▶ [WHAT YOU NEED TO DO]:
Strip the pictures and reproduce the rest of the listing exactly.

▶ [DATA]:
━━━
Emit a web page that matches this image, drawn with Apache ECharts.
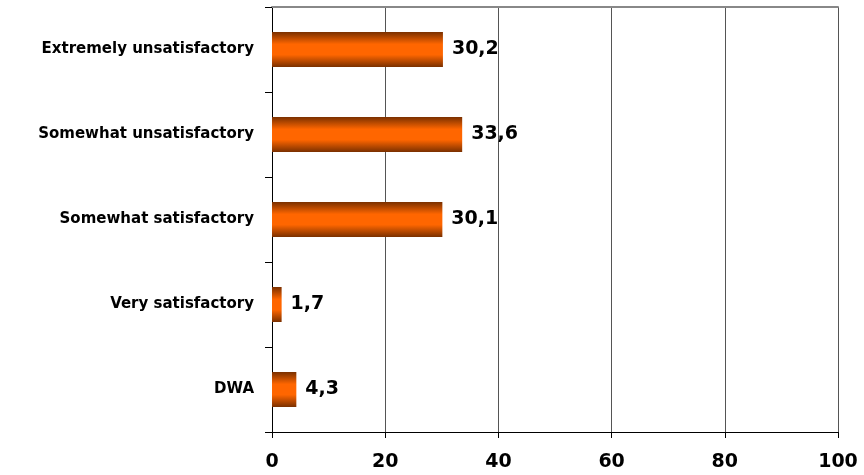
<!DOCTYPE html>
<html>
<head>
<meta charset="utf-8">
<script src="https://cdn.jsdelivr.net/npm/echarts@6/dist/echarts.min.js"></script>
<style>html,body{margin:0;padding:0;background:#fff;}#c{width:864px;height:475px;}</style>
</head>
<body>
<div id="c"></div>
<script>
const categories = ["Extremely unsatisfactory", "Somewhat unsatisfactory", "Somewhat satisfactory", "Very satisfactory", "DWA"];
const values = [30.2, 33.6, 30.1, 1.7, 4.3];
const xTicks = [0, 20, 40, 60, 80, 100];

const chart = echarts.init(document.getElementById('c'), null, {renderer: 'canvas'});
const font = 'DejaVu Sans';
chart.setOption({
  animation: false,
  backgroundColor: '#fff',
  grid: {left: 272, right: 26, top: 7, bottom: 43, containLabel: false},
  xAxis: [{
    type: 'value', min: xTicks[0], max: xTicks[xTicks.length - 1], interval: 20,
    axisLine: {show: true, lineStyle: {color: '#000', width: 1}},
    axisTick: {show: true, length: 6, lineStyle: {color: '#000'}},
    axisLabel: {margin: 21, fontFamily: font, fontWeight: 'bold', fontSize: 19, color: '#000'},
    splitLine: {show: true, lineStyle: {color: '#555', width: 1}}
  }, {
    type: 'value', position: 'top', min: 0, max: 100,
    axisLine: {show: true, lineStyle: {color: '#888', width: 2}},
    axisTick: {show: false}, axisLabel: {show: false}, splitLine: {show: false}
  }],
  yAxis: {
    type: 'category', data: categories, inverse: true,
    axisLine: {show: true, lineStyle: {color: '#000', width: 1}},
    axisTick: {show: true, length: 7, lineStyle: {color: '#000'}},
    axisLabel: {margin: 18, fontFamily: font, fontWeight: 'bold', fontSize: 15, color: '#000'}
  },
  series: [{
    type: 'bar', data: values, barWidth: 35, xAxisIndex: 0,
    itemStyle: {
      color: new echarts.graphic.LinearGradient(0, 0, 0, 1, [
        {offset: 0, color: '#7a3000'},
        {offset: 0.35, color: '#ff6600'},
        {offset: 0.65, color: '#ff6600'},
        {offset: 1, color: '#7a3000'}
      ])
    },
    label: {
      show: true, position: 'right', distance: 9,
      fontFamily: font, fontWeight: 'bold', fontSize: 19, color: '#000',
      formatter: p => String(p.value).replace('.', ',')
    }
  }]
});
</script>
</body>
</html>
━━━
▶ [ANSWER FOR THIS EXERCISE]:
Emit a web page that matches this image, drawn with Apache ECharts.
<!DOCTYPE html>
<html>
<head>
<meta charset="utf-8">
<script src="https://cdn.jsdelivr.net/npm/echarts@6/dist/echarts.min.js"></script>
<style>html,body{margin:0;padding:0;background:#fff;}#c{width:864px;height:475px;}</style>
</head>
<body>
<div id="c"></div>
<script>
const categories = ["Extremely unsatisfactory", "Somewhat unsatisfactory", "Somewhat satisfactory", "Very satisfactory", "DWA"];
const values = [30.2, 33.6, 30.1, 1.7, 4.3];
const xTicks = [0, 20, 40, 60, 80, 100];

const chart = echarts.init(document.getElementById('c'), null, {renderer: 'canvas'});
const font = 'DejaVu Sans';
chart.setOption({
  animation: false,
  backgroundColor: '#fff',
  grid: {left: 272, right: 26, top: 7, bottom: 43, containLabel: false},
  xAxis: [{
    type: 'value', min: xTicks[0], max: xTicks[xTicks.length - 1], interval: 20,
    axisLine: {show: true, lineStyle: {color: '#000', width: 1}},
    axisTick: {show: true, length: 6, lineStyle: {color: '#000'}},
    axisLabel: {margin: 21, fontFamily: font, fontWeight: 'bold', fontSize: 19, color: '#000'},
    splitLine: {show: true, lineStyle: {color: '#555', width: 1}}
  }, {
    type: 'value', position: 'top', min: 0, max: 100,
    axisLine: {show: true, lineStyle: {color: '#888', width: 2}},
    axisTick: {show: false}, axisLabel: {show: false}, splitLine: {show: false}
  }],
  yAxis: {
    type: 'category', data: categories, inverse: true,
    axisLine: {show: true, lineStyle: {color: '#000', width: 1}},
    axisTick: {show: true, length: 7, lineStyle: {color: '#000'}},
    axisLabel: {margin: 18, fontFamily: font, fontWeight: 'bold', fontSize: 15, color: '#000'}
  },
  series: [{
    type: 'bar', data: values, barWidth: 35, xAxisIndex: 0,
    itemStyle: {
      color: new echarts.graphic.LinearGradient(0, 0, 0, 1, [
        {offset: 0, color: '#7a3000'},
        {offset: 0.35, color: '#ff6600'},
        {offset: 0.65, color: '#ff6600'},
        {offset: 1, color: '#7a3000'}
      ])
    },
    label: {
      show: true, position: 'right', distance: 9,
      fontFamily: font, fontWeight: 'bold', fontSize: 19, color: '#000',
      formatter: p => String(p.value).replace('.', ',')
    }
  }]
});
</script>
</body>
</html>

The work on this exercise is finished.